I had to make two minor adjustments to your regex to get the desired output:
$document =~ s{(<jdgdt\s+mdy\=[^>]*>\s*)(?!\s*<jdg>)}{$1<jdg>Opinion by Marvel,<e>J.</e></jdg>\n<taxyr></taxyr>\n<disp></disp>}isg;
Also, to clean up the code, I switched from using /
to using {}
to delimit the regex; that way, you don't need to backslash all the slashes that you actually want there in your replacement.
Explanation of what I changed:
First off, negative lookahead is tricky. What you have to remember is that perl will try to match your expression the maximum amount of times possible. Because you had this initially:
/(<jdgdt\s+mdy\=.*?>\s*)(?!<jdg>)/
What would happen is that in that first clause you'd get this match:
<jdgdt mdy='02/25/2014'>\n<jdg>Opinion by Marvel, <e>J.</e></jdg>
^^^^^^^^^^^^^^^^^^^^^^^^
(this part matched by paren. Note the \n is not matched!)
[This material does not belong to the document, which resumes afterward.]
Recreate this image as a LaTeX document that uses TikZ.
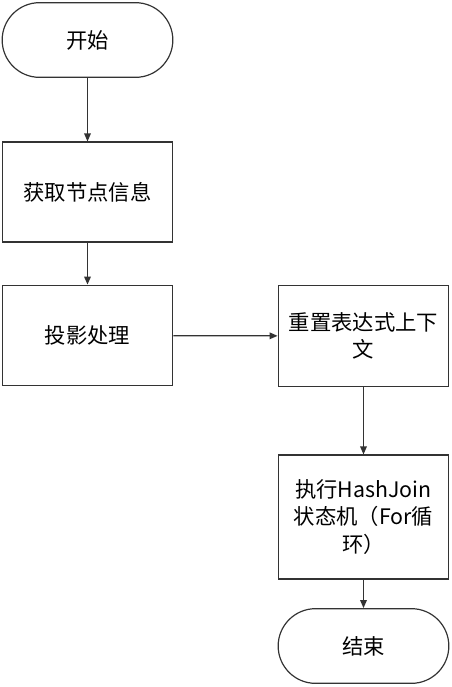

Perl would consider this a match because after the first parenthesized expression, you have "\n<jdg>
". Well, that doesn't match the expression "<jdg>
" (because of the initial newline), so yay! found a match.
In other words, initially, perl would have the \s*
that you end your parenthesized expression with match the empty string, and therefore it would find a match and you'd end up stuffing things into the first clause that you didn't want. Another way to put it is that because of the freedom to choose what went into \s*
, perl would choose the amount that allowed the expression as a whole to match. (and would fill \s*
with the empty string for the first docket record, and newline for the second docket record)
To get perl to never find a match on the first docket record, I repeated the \s*
in the negative lookahead as well. That way, no choice of what to put in \s*
could make the expression as a whole match on the initial docket record, and perl had to give up and move to the second docket record.
But then there was a second problem! Remember how I said perl was really aggressive about finding matches anywhere it could? Well, next perl would expand your mdy\=.*?>
bit to still find a result in the first docket record. After I added \s*
to the negative lookahead, the first docket was still matching (but in a different spot) with:
<jdgdt mdy='02/25/2014'>\n<jdg>Opinion by Marvel, <e>J.</e></jdg>
^^^^^^^^^^^???????????????????^
(Underlined part matched by paren. ? denotes the bit matched by .*?)
See how perl expanded your .*?
way beyond what you had intended? You'd intended that bit to match only stuff up to the first >
character, but perl will stretch your non-greedy matches as far as necessary so that the whole pattern matches. This time, it stretched your .*?
to cover the >
that closed the <jdg>
tag so that it could find a spot where the negative lookahead didn't block the match.
To keep perl from stretching your .*?
pattern that far, I replaced .*?
with [^>]*
, which is really what you meant.
After these two changes, we then only found a match in the second docket record, as initially desired.